Two weeks ago, China filed a complaint with the Pentagon after a US nuclear-capable B-52 bomber flew over a man-made island in the South China Sea that China claims gives it sovereignty over the surrounding waters. Beijing said the move was a “provocation.”It urged the United States “to immediately adopt measures to put an end to such kind of dangerous actions, in order not to impact the two countries’ military relations,” the Defense Ministry said in a statement.
Over the past few years China has reclaimed several islands in the South China Sea and built infrastructure on them capable of supporting combat missions of the Chinese Air Force. Beijing insists that the effort is primarily civilian and is meant to make the South China Sea, the region with some of the heaviest maritime traffic in the world, most of it China-bound, a safer place.

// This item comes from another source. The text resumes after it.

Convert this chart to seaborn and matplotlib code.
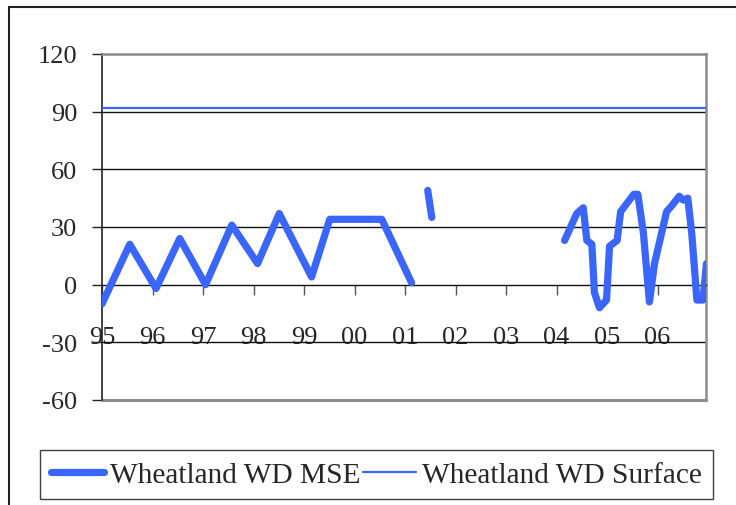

The US rejects Beijing’s claim and occasionally sends its warplanes and warships through the 12 nautical mile area around the artificial islands, which China sees as its exclusive zone. In late October, the US guided missile destroyer USS Lassen sailed close to Subi Reef with one such mission, provoking an angry rebuke from China. The South China Sea is believed to have massive deposits of oil and gas, while around $5 trillion of shipping trade passes through the area per year.